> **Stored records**

-=-=-=-=-

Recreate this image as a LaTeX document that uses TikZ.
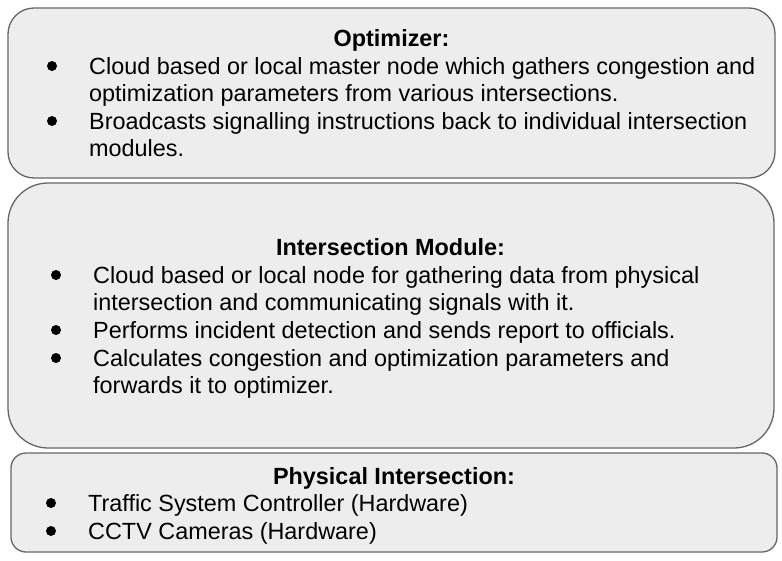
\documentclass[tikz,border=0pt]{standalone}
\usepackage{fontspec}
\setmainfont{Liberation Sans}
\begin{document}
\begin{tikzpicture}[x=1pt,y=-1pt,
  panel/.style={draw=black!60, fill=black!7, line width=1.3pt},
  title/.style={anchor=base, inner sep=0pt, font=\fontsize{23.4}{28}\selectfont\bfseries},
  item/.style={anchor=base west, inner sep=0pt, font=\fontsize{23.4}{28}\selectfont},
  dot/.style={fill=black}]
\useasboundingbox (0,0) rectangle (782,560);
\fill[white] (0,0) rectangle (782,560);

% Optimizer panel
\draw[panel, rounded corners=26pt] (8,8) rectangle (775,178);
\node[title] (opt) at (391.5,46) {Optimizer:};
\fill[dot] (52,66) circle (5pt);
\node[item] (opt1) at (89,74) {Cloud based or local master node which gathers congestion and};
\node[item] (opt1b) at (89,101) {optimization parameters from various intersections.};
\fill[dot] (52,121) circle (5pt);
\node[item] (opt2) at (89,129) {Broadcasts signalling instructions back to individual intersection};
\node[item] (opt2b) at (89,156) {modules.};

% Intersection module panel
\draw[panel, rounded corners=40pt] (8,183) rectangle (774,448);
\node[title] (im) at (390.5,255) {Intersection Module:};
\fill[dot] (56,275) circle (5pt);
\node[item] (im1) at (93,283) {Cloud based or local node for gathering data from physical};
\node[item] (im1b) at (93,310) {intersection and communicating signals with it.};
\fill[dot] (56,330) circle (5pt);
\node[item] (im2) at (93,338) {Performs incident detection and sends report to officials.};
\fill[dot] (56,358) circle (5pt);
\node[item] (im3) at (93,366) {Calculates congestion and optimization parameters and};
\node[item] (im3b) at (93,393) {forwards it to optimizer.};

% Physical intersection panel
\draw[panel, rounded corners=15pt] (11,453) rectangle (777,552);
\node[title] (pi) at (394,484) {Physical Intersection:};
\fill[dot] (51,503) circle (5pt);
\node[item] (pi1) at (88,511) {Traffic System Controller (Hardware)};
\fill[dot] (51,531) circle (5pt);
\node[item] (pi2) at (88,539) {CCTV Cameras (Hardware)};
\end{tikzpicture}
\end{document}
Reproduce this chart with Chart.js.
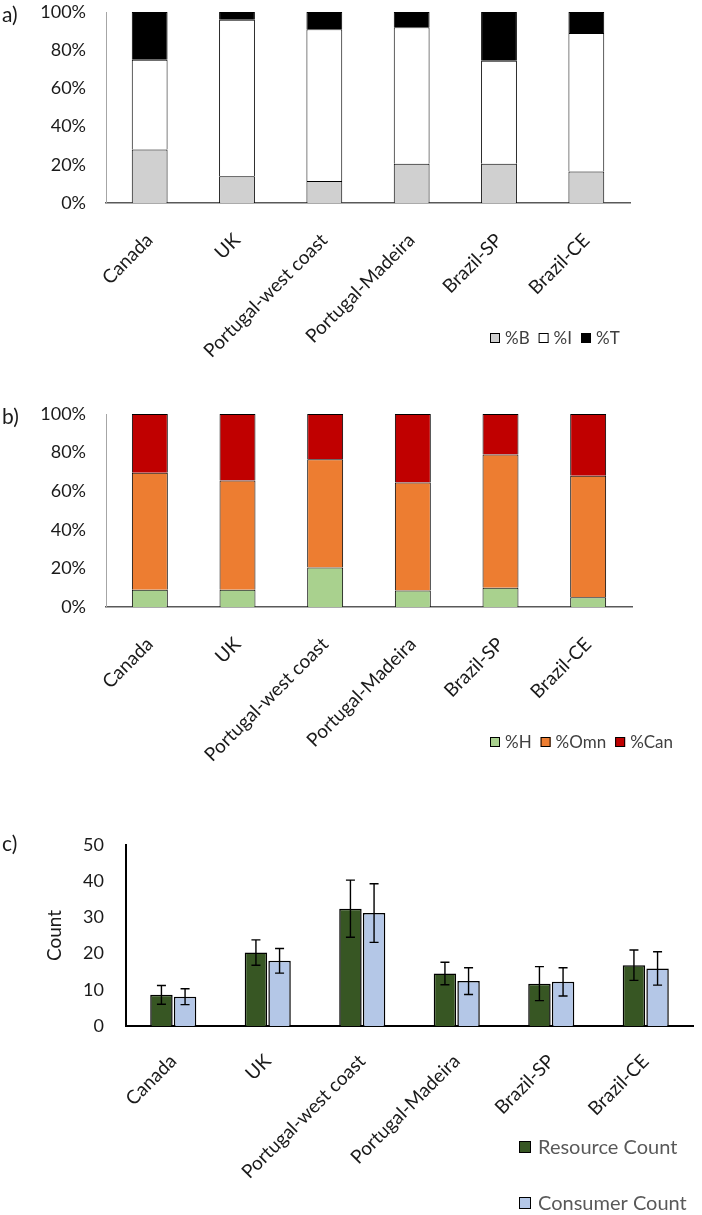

-=-=-=-=-

> **Instruction**
Take the records above and transcribe them exactly, dropping every picture.

> **Answer**
Recreate this image as a LaTeX document that uses TikZ.
\documentclass[tikz,border=0pt]{standalone}
\usepackage{fontspec}
\setmainfont{Liberation Sans}
\begin{document}
\begin{tikzpicture}[x=1pt,y=-1pt,
  panel/.style={draw=black!60, fill=black!7, line width=1.3pt},
  title/.style={anchor=base, inner sep=0pt, font=\fontsize{23.4}{28}\selectfont\bfseries},
  item/.style={anchor=base west, inner sep=0pt, font=\fontsize{23.4}{28}\selectfont},
  dot/.style={fill=black}]
\useasboundingbox (0,0) rectangle (782,560);
\fill[white] (0,0) rectangle (782,560);

% Optimizer panel
\draw[panel, rounded corners=26pt] (8,8) rectangle (775,178);
\node[title] (opt) at (391.5,46) {Optimizer:};
\fill[dot] (52,66) circle (5pt);
\node[item] (opt1) at (89,74) {Cloud based or local master node which gathers congestion and};
\node[item] (opt1b) at (89,101) {optimization parameters from various intersections.};
\fill[dot] (52,121) circle (5pt);
\node[item] (opt2) at (89,129) {Broadcasts signalling instructions back to individual intersection};
\node[item] (opt2b) at (89,156) {modules.};

% Intersection module panel
\draw[panel, rounded corners=40pt] (8,183) rectangle (774,448);
\node[title] (im) at (390.5,255) {Intersection Module:};
\fill[dot] (56,275) circle (5pt);
\node[item] (im1) at (93,283) {Cloud based or local node for gathering data from physical};
\node[item] (im1b) at (93,310) {intersection and communicating signals with it.};
\fill[dot] (56,330) circle (5pt);
\node[item] (im2) at (93,338) {Performs incident detection and sends report to officials.};
\fill[dot] (56,358) circle (5pt);
\node[item] (im3) at (93,366) {Calculates congestion and optimization parameters and};
\node[item] (im3b) at (93,393) {forwards it to optimizer.};

% Physical intersection panel
\draw[panel, rounded corners=15pt] (11,453) rectangle (777,552);
\node[title] (pi) at (394,484) {Physical Intersection:};
\fill[dot] (51,503) circle (5pt);
\node[item] (pi1) at (88,511) {Traffic System Controller (Hardware)};
\fill[dot] (51,531) circle (5pt);
\node[item] (pi2) at (88,539) {CCTV Cameras (Hardware)};
\end{tikzpicture}
\end{document}
Reproduce this chart with Chart.js.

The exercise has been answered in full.